## What you should do:
Extract only the first line of the listing and every line after it up to and including the one with "minimum width=200pt, right=of". Omit the pictures.

## Code that draws figures:
※ ※ ※
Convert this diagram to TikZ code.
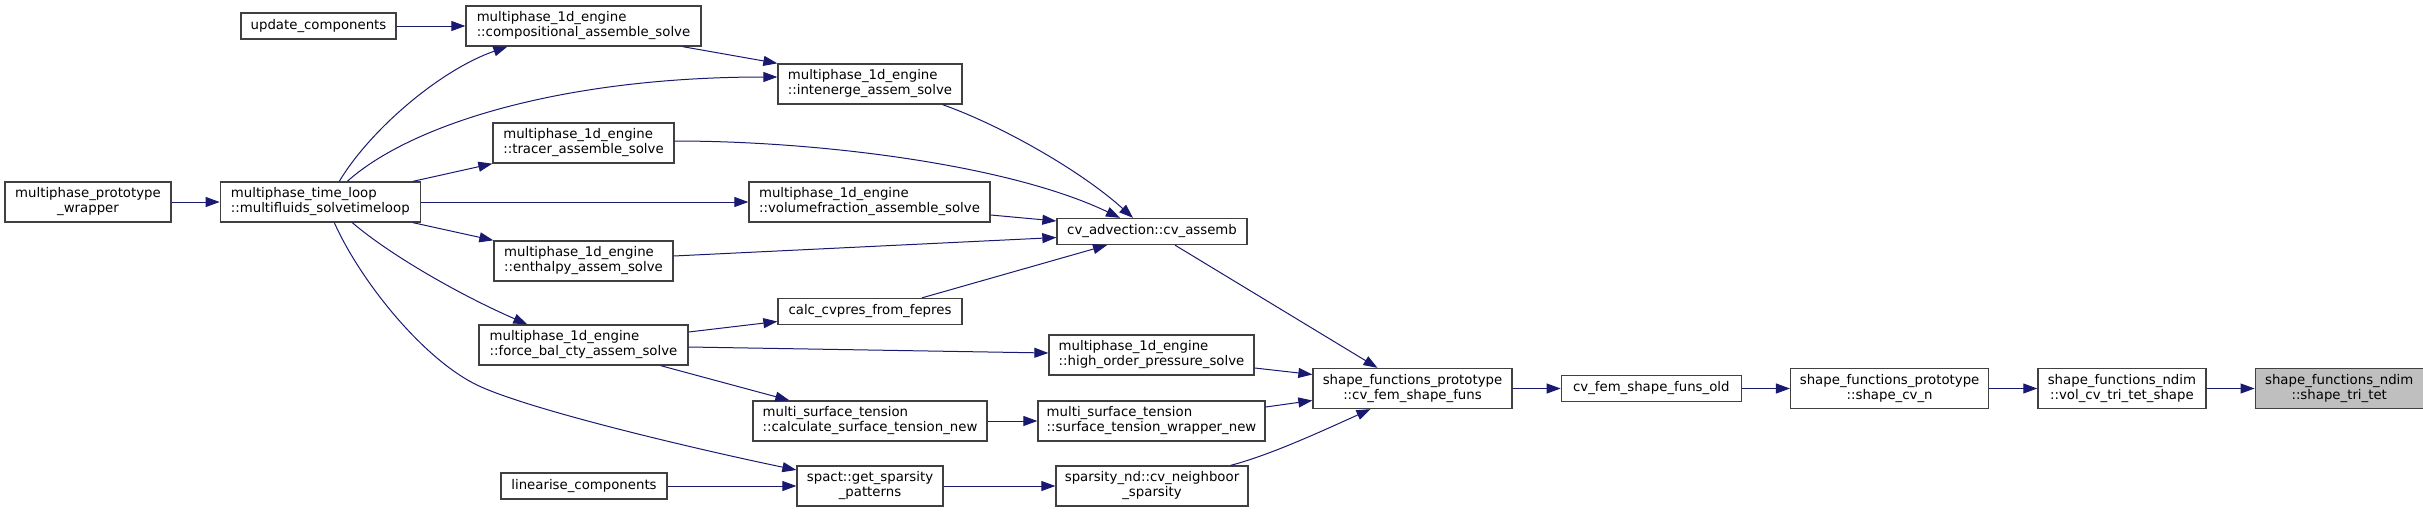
\documentclass[tikz,border=0pt]{standalone}
\usepackage{fontspec}
\setmainfont{DejaVu Sans}
\usetikzlibrary{positioning,arrows.meta}
\definecolor{edgeblue}{HTML}{191970}
\definecolor{boxgray}{HTML}{404040}
\definecolor{hilite}{HTML}{BFBFBF}

\begin{document}
\begin{tikzpicture}[
	x=1pt, y=-1pt,
	node distance=48pt,
	every node/.style={font=\fontsize{13.3}{15}\selectfont},
	block/.style={rectangle, draw=boxgray, line width=1.3pt, fill=white, inner sep=0pt, align=center, minimum height=40pt},
	lblock/.style={block, align=left},
	sblock/.style={block, minimum height=26pt},
	arrow/.style={-{Triangle[length=14pt,width=10pt]}, color=edgeblue, line width=1pt}
	]
	\useasboundingbox (0,0) rectangle (2423,512);
	
	% Time loop and its caller
	\node[block, minimum width=166pt] (wrapper) at (88,202) {multiphase\_prototype\\\_wrapper};
	\node[lblock, minimum width=200pt, right=of wrapper] (timeloop) {multiphase\_time\_loop\\::multifluids\_solvetimeloop};
	
	% Engine solvers
	\node[sblock, minimum width=155pt] (update) at (318.5,26) {update\_components};
	\node[lblock, minimum width=235pt] (compos) at (583.5,26) {multiphase\_1d\_engine\\::compositional\_assemble\_solve};
	\node[lblock, minimum width=181pt] (tracer) at (583.5,143) {multiphase\_1d\_engine\\::tracer\_assemble\_solve};
	\node[lblock, minimum width=179pt] (enthalpy) at (583.5,261) {multiphase\_1d\_engine\\::enthalpy\_assem\_solve};
	\node[lblock, minimum width=209pt] (forcebal) at (583.5,345) {multiphase\_1d\_engine\\::force\_bal\_cty\_assem\_solve};
	\node[sblock, minimum width=166pt] (linearise) at (584,486) {linearise\_components};
	
	% Middle column
	\node[lblock, minimum width=184pt] (intenerge) at (870,84) {multiphase\_1d\_engine\\::intenerge\_assem\_solve};
	\node[lblock, minimum width=241pt] (volfrac) at (869.5,202) {multiphase\_1d\_engine\\::volumefraction\_assemble\_solve};
	\node[sblock, minimum width=184pt] (cvpres) at (870,311.5) {calc\_cvpres\_from\_fepres};
	\node[lblock, minimum width=234pt] (calcst) at (870,421) {multi\_surface\_tension\\::calculate\_surface\_tension\_new};
	\node[block, minimum width=146pt] (sparsity) at (870,486) {spact::get\_sparsity\\\_patterns};
	
	% Next column
	\node[sblock, minimum width=190pt] (cvassemb) at (1152,231.5) {cv\_advection::cv\_assemb};
	\node[lblock, minimum width=205pt] (highorder) at (1151.5,355) {multiphase\_1d\_engine\\::high\_order\_pressure\_solve};
	\node[lblock, minimum width=227pt] (stwrapper) at (1151.5,421) {multi\_surface\_tension\\::surface\_tension\_wrapper\_new};
	\node[block, minimum width=192pt] (neighbour) at (1152,486) {sparsity\_nd::cv\_neighboor\\\_sparsity};
	
	% Shape functions chain
	\node[block, minimum width=199pt] (cvfem) at (1412.5,388.5) {shape\_functions\_prototype\\::cv\_fem\_shape\_funs};
	\node[sblock, minimum width=180pt, right=of cvfem] (cvfemold) {cv\_fem\_shape\_funs\_old};
	\node[block, minimum width=198pt, right=of cvfemold] (shapecvn) {shape\_functions\_prototype\\::shape\_cv\_n};
	\node[block, minimum width=168pt, right=of shapecvn] (volcv) {shape\_functions\_ndim\\::vol\_cv\_tri\_tet\_shape};
	\node[block, minimum width=168pt, fill=hilite, right=of volcv] (tritet) {shape\_functions\_ndim\\::shape\_tri\_tet};
	
	% Arrows
	\draw[arrow] (wrapper) -- (timeloop);
	\draw[arrow] (update) -- (compos);
	\draw[arrow] (timeloop) -- (volfrac);
	\draw[arrow] ([xshift=-19pt]compos.south east) -- (intenerge.north west);
	\draw[arrow] ([xshift=19pt]timeloop.north) .. controls (370,130) and (440,70) .. ([xshift=42pt]compos.south west);
	\draw[arrow] ([xshift=27pt]timeloop.north) .. controls (410,125) and (560,77) .. ([yshift=7pt]intenerge.west);
	\draw[arrow] ([xshift=-8pt]timeloop.north east) -- (tracer.south west);
	\draw[arrow] ([xshift=-8pt]timeloop.south east) -- (enthalpy.north west);
	\draw[arrow] ([xshift=32pt]timeloop.south) .. controls (390,255) and (460,295) .. ([xshift=49pt]forcebal.north west);
	\draw[arrow] ([xshift=14pt]timeloop.south) .. controls (360,280) and (420,355) .. (473,383)
		.. controls (520,408) and (700,450) .. ([yshift=16pt]sparsity.west);
	\draw[arrow] ([yshift=2pt]tracer.east) .. controls (820,141) and (1010,165) .. ([xshift=-32pt]cvassemb.north);
	\draw[arrow] ([xshift=-20pt]intenerge.south east) .. controls (1000,125) and (1080,170) .. ([xshift=-19pt]cvassemb.north);
	\draw[arrow] ([yshift=-13pt]volfrac.east) -- ([yshift=10.5pt]cvassemb.west);
	\draw[arrow] ([yshift=5pt]enthalpy.east) -- ([yshift=-6pt]cvassemb.west);
	\draw[arrow] ([xshift=52pt]cvpres.north) -- ([xshift=-45pt]cvassemb.south);
	\draw[arrow] ([yshift=13pt]forcebal.east) -- ([yshift=-10pt]cvpres.west);
	\draw[arrow] ([yshift=-2pt]forcebal.east) -- ([yshift=2pt]highorder.west);
	\draw[arrow] ([xshift=-28pt]forcebal.south east) -- ([xshift=37pt]calcst.north west);
	\draw[arrow] (calcst) -- (stwrapper);
	\draw[arrow] (linearise) -- (sparsity);
	\draw[arrow] (sparsity) -- (neighbour);
	\draw[arrow] ([xshift=23pt]cvassemb.south) -- ([xshift=-35pt]cvfem.north);
	\draw[arrow] ([yshift=-13pt]highorder.east) -- ([yshift=14pt]cvfem.west);
	\draw[arrow] ([yshift=14pt]stwrapper.east) -- ([yshift=-12pt]cvfem.west);
	\draw[arrow] ([xshift=-18pt]neighbour.north east) .. controls (1270,455) and (1320,432) .. ([xshift=-42pt]cvfem.south);
	\draw[arrow] (cvfem) -- (cvfemold);
	\draw[arrow] (cvfemold) -- (shapecvn);
	\draw[arrow] (shapecvn) -- (volcv);
	\draw[arrow] (volcv) -- (tritet);
	
\end{tikzpicture}
\end{document}
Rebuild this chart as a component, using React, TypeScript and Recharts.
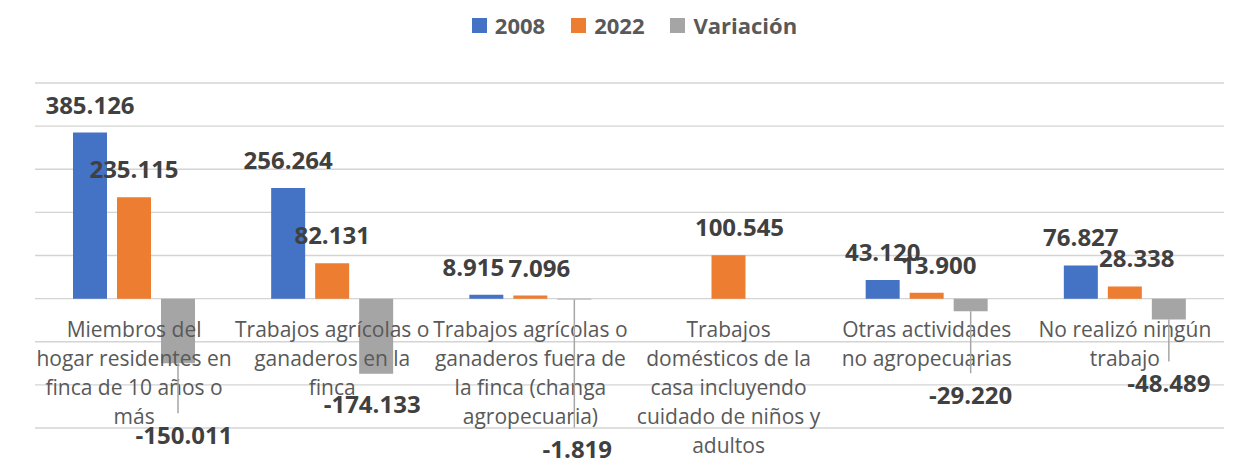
import React from 'react';
import { BarChart, Bar, XAxis, YAxis, CartesianGrid, LabelList, Legend } from 'recharts';

const categories = [
  'Miembros del hogar residentes en finca de 10 años o más',
  'Trabajos agrícolas o ganaderos en la finca',
  'Trabajos agrícolas o ganaderos fuera de la finca (changa agropecuaria)',
  'Trabajos domésticos de la casa incluyendo cuidado de niños y adultos',
  'Otras actividades no agropecuarias',
  'No realizó ningún trabajo',
];
const values2008 = [385.126, 256.264, 8.915, null, 43.12, 76.827];
const values2022 = [235.115, 82.131, 7.096, 100.545, 13.9, 28.338];
const valuesVariacion = [-150.011, -174.133, -1.819, null, -29.22, -48.489];
const yTicks = [-300, -200, -100, 0, 100, 200, 300, 400, 500];

const seriesNames = ['2008', '2022', 'Variación'];
const seriesColors = ['#4472C4', '#ED7D31', '#A5A5A5'];

// label nudges (px), Excel moved a few labels around to avoid overlaps
const dx2008 = [0, 0, -13, 0, 0, 0];
const dx2022 = [0, 0, 9, 11, 12, 12];
const dxVar = [6, -4, 3, 0, 0, 0];
const dropVar = [72, 31, 150, 0, 84, 64];

const W = 1239;
const H = 466;
const MARGIN = { top: 43, right: 15, left: 35, bottom: 0 };
const LEGEND_H = 40;
const X_AXIS_H = 38;
const PLOT_TOP = MARGIN.top + LEGEND_H;
const PLOT_H = H - PLOT_TOP - X_AXIS_H;
const ZERO_Y = PLOT_TOP + (PLOT_H * yTicks[yTicks.length - 1]) / (yTicks[yTicks.length - 1] - yTicks[0]);

const FONT = '"Open Sans", sans-serif';
const CAT_FONT_SIZE = 21;
const WRAP_W = 196;

const data = categories.map((name, i) => ({
  name,
  v2008: values2008[i],
  v2022: values2022[i],
  variacion: valuesVariacion[i],
}));

const fmt = (v: number) => v.toFixed(3);

let ctx: CanvasRenderingContext2D | null = null;
function wrapText(text: string) {
  if (!ctx) ctx = document.createElement('canvas').getContext('2d');
  ctx!.font = `${CAT_FONT_SIZE}px "Open Sans"`;
  const words = text.split(' ');
  const lines: string[] = [];
  let cur = '';
  for (const w of words) {
    const next = cur ? cur + ' ' + w : w;
    if (cur && ctx!.measureText(next).width > WRAP_W) {
      lines.push(cur);
      cur = w;
    } else {
      cur = next;
    }
  }
  if (cur) lines.push(cur);
  return lines;
}

const CategoryTick = (props: any) => {
  const { x, payload } = props;
  const lines = wrapText(String(payload.value));
  return (
    <text x={x} y={ZERO_Y + 38} textAnchor="middle" fill="#595959" fontFamily={FONT} fontSize={CAT_FONT_SIZE}>
      {lines.map((l, i) => (
        <tspan key={i} x={x} dy={i === 0 ? 0 : 29}>
          {l}
        </tspan>
      ))}
    </text>
  );
};

const box = (props: any) => {
  const vb = props.viewBox ?? props;
  const x = Number(vb.x ?? props.x);
  const y = Number(vb.y ?? props.y);
  const width = Number(vb.width ?? props.width);
  const height = Number(vb.height ?? props.height);
  return { x, y, width, height, top: Math.min(y, y + height), bottom: Math.max(y, y + height) };
};

// LabelList skips null points, so find the category position from the value itself
const makeTopLabel = (values: (number | null)[], shifts: number[]) => (props: any) => {
  const { value } = props;
  if (value == null) return null;
  const idx = values.indexOf(Number(value));
  const b = box(props);
  const cx = b.x + b.width / 2 + (shifts[idx] || 0);
  return (
    <text x={cx} y={b.top - 19} textAnchor="middle" fill="#404040" fontFamily={FONT} fontWeight={700} fontSize={24}>
      {fmt(Number(value))}
    </text>
  );
};

const VariationLabel = (props: any) => {
  const { value } = props;
  if (value == null) return null;
  const idx = valuesVariacion.indexOf(Number(value));
  const b = box(props);
  const cx = b.x + b.width / 2;
  const drop = dropVar[idx] || 30;
  const labelY = b.bottom + drop;
  return (
    <g>
      {drop > 40 && (
        <line x1={cx} x2={cx} y1={b.bottom} y2={labelY - 22} stroke="#A6A6A6" strokeWidth={1.5} />
      )}
      <text x={cx + (dxVar[idx] || 0)} y={labelY + 8.5} textAnchor="middle" fill="#404040" fontFamily={FONT} fontWeight={700} fontSize={24}>
        {fmt(Number(value))}
      </text>
    </g>
  );
};

const LegendContent = () => (
  <div
    style={{
      height: LEGEND_H,
      display: 'flex',
      justifyContent: 'center',
      alignItems: 'center',
      paddingLeft: 30,
      fontFamily: FONT,
      fontWeight: 700,
      fontSize: 22,
      color: '#595959',
    }}
  >
    {seriesNames.map((n, i) => (
      <div key={n} style={{ display: 'flex', alignItems: 'center', marginRight: i < seriesNames.length - 1 ? 26 : 0 }}>
        <span style={{ width: 15, height: 15, background: seriesColors[i], display: 'inline-block', marginRight: 8 }} />
        <span>{n}</span>
      </div>
    ))}
  </div>
);

export default function App() {
  return (
    <div style={{ position: 'fixed', left: 0, top: 0, width: W, height: H, background: '#fff' }}>
      <BarChart width={W} height={H} data={data} margin={MARGIN} barGap={10} barCategoryGap={38}>
        <CartesianGrid vertical={false} stroke="#D4D4D4" strokeWidth={1.3} />
        <YAxis hide type="number" domain={[yTicks[0], yTicks[yTicks.length - 1]]} ticks={yTicks} />
        <XAxis dataKey="name" axisLine={false} tickLine={false} interval={0} height={X_AXIS_H} tick={<CategoryTick />} />
        <Legend verticalAlign="top" align="center" content={<LegendContent />} wrapperStyle={{ top: 5, left: 0, width: W }} />
        <Bar dataKey="v2008" name={seriesNames[0]} fill={seriesColors[0]} isAnimationActive={false}>
          <LabelList dataKey="v2008" content={makeTopLabel(values2008, dx2008)} />
        </Bar>
        <Bar dataKey="v2022" name={seriesNames[1]} fill={seriesColors[1]} isAnimationActive={false}>
          <LabelList dataKey="v2022" content={makeTopLabel(values2022, dx2022)} />
        </Bar>
        <Bar dataKey="variacion" name={seriesNames[2]} fill={seriesColors[2]} isAnimationActive={false}>
          <LabelList dataKey="variacion" content={<VariationLabel />} />
        </Bar>
      </BarChart>
    </div>
  );
}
※ ※ ※
## Response:
Convert this diagram to TikZ code.
\documentclass[tikz,border=0pt]{standalone}
\usepackage{fontspec}
\setmainfont{DejaVu Sans}
\usetikzlibrary{positioning,arrows.meta}
\definecolor{edgeblue}{HTML}{191970}
\definecolor{boxgray}{HTML}{404040}
\definecolor{hilite}{HTML}{BFBFBF}

\begin{document}
\begin{tikzpicture}[
	x=1pt, y=-1pt,
	node distance=48pt,
	every node/.style={font=\fontsize{13.3}{15}\selectfont},
	block/.style={rectangle, draw=boxgray, line width=1.3pt, fill=white, inner sep=0pt, align=center, minimum height=40pt},
	lblock/.style={block, align=left},
	sblock/.style={block, minimum height=26pt},
	arrow/.style={-{Triangle[length=14pt,width=10pt]}, color=edgeblue, line width=1pt}
	]
	\useasboundingbox (0,0) rectangle (2423,512);
	
	% Time loop and its caller
	\node[block, minimum width=166pt] (wrapper) at (88,202) {multiphase\_prototype\\\_wrapper};
	\node[lblock, minimum width=200pt, right=of wrapper] (timeloop) {multiphase\_time\_loop\\::multifluids\_solvetimeloop};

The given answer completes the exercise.